ASPEK.ID, JAKARTA – Awal September lalu, masyarakat Sumatera Utara menggelar aksi demo menolak wacana wisata halal yang rencananya diterapkan di destinasi wisata Danau Toba. Rencana mendadak yang diungkapkan oleh Gubernur Sumatra Utara Edy Rahmayadi menjadi bumerang, karena masyarakat sangat reaktif menanggapi hal ini.
Hal ini dinilai terjadi karena pemerintah daerah lalai mengomunikasikan konsep wisata halal dengan cara dan waktu yang tepat.
Pengamat pariwisata Sapta Nirwandar mengatakan bahwa sebetulnya wisata halal sudah menjadi tren global. Tren ini terjadi karena peningkatan jumlah wisatawan muslim yang melakukan perjalanan wisata di dunia.
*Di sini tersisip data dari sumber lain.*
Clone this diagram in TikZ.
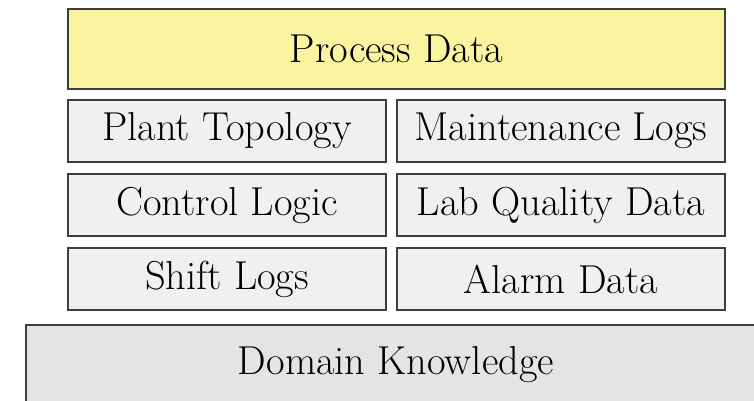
\documentclass[tikz,border=0pt]{standalone}
\usetikzlibrary{positioning}
\definecolor{procYellow}{RGB}{250,243,160}
\definecolor{cellGray}{RGB}{240,240,240}
\definecolor{baseGray}{RGB}{228,228,228}
\definecolor{edgeGray}{RGB}{62,62,62}
\begin{document}
\begin{tikzpicture}[x=1pt,y=1pt,
			boxStyle/.style={draw=edgeGray, line width=1pt, inner sep=0pt, align=center, font=\fontsize{20.2}{24}\selectfont},
			proc/.style={boxStyle, fill=procYellow, minimum width=328.5pt, minimum height=40pt},
			cellL/.style={boxStyle, fill=cellGray, minimum width=159pt, minimum height=31pt},
			cellR/.style={cellL, minimum width=164pt},
			base/.style={boxStyle, fill=baseGray, minimum width=370pt, minimum height=40pt}]
			
			\useasboundingbox (0,0) rectangle (377,-200.5);
			
			\node[proc, anchor=north west] (proc) at (33.5,-4) {Process Data};
			
			\node[cellL, below=4.5pt of proc.south west, anchor=north west] (topo) {Plant Topology};
			\node[cellR, below=4.5pt of proc.south east, anchor=north east] (maint) {Maintenance Logs};
			\node[cellL, below=5pt of topo] (ctrl) {Control Logic};
			\node[cellR, below=5pt of maint] (lab) {Lab Quality Data};
			\node[cellL, below=5pt of ctrl] (shift) {Shift Logs};
			\node[cellR, below=5pt of lab] (alarm) {Alarm Data};
			
			%\node below the stack, runs off the page
			\node[base, below=6.5pt of shift.south west, anchor=north west, xshift=-21pt] (domain) {Domain Knowledge};
		\end{tikzpicture}
\end{document}
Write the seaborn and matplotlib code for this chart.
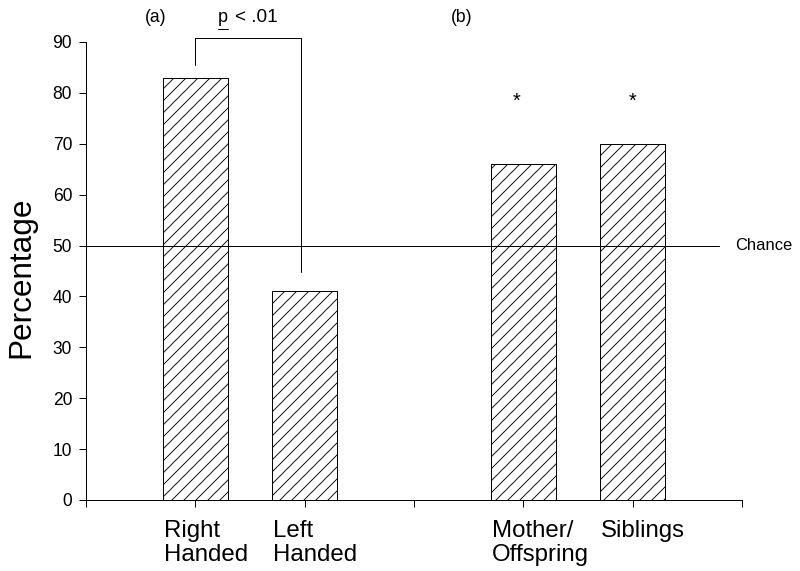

Setidaknya 170 juta wisawatan muslim berkelana di berbagai destinasi wisata di dunia.
“Indonesia masih menggaet sedikit wisatawan mancanegara muslim yakni 3,6 juta orang, dibandingkan Thailand yang berhasil menggaet 6 juta orang, Malaysia 5 juta dan Singapura 4 juta orang,” jelasnya dilansir dari laman Sindonews, Minggu (8/9/2019).
Kekalahan pariwisata Indonesia untuk menarik wisman muslim terjadi karena kurang fasilitas yang ramah bagi wisatawan muslim.
“Kok kita sebagai negara dengan penduduk Islam terbesar tidak menangkap peluang itu? Sementara negara-negara lain berhasil melakukannya?” katanya.
Dia menegaskan wisata halal bukan mengubah kawasan sesuai syariat Islam, melainkan destinasi tersebut memiliki fasilitas atau pelayanan yang ramah bagi wisatawan muslim.
“Halal tourism itu adalah extended services buat pelancong yang memerlukannya, jadi tendensinya bukan merujuk pada wisata yang eksklusif,” ujarnya.
Pelayanan dan fasilitas yang dimaksud misalnya kemudahan menemukan makanan halal, tempat shalat, hotel yang ramah, dan tempat rekreasi yang sesuai dengan kebutuhan pelancong.
Pemahaman tepat semacam ini yang seharusnya diluruskan oleh pemerintah terkait pariwisata halal, sehingga kejadian-kejadian penolakan tanpa dasar yang kuat tidak perlu terjadi. Salah kaprah dalam pemahaman masyarakat tentang wisata halal dapat memicu sensitivitas yang lebih tinggi.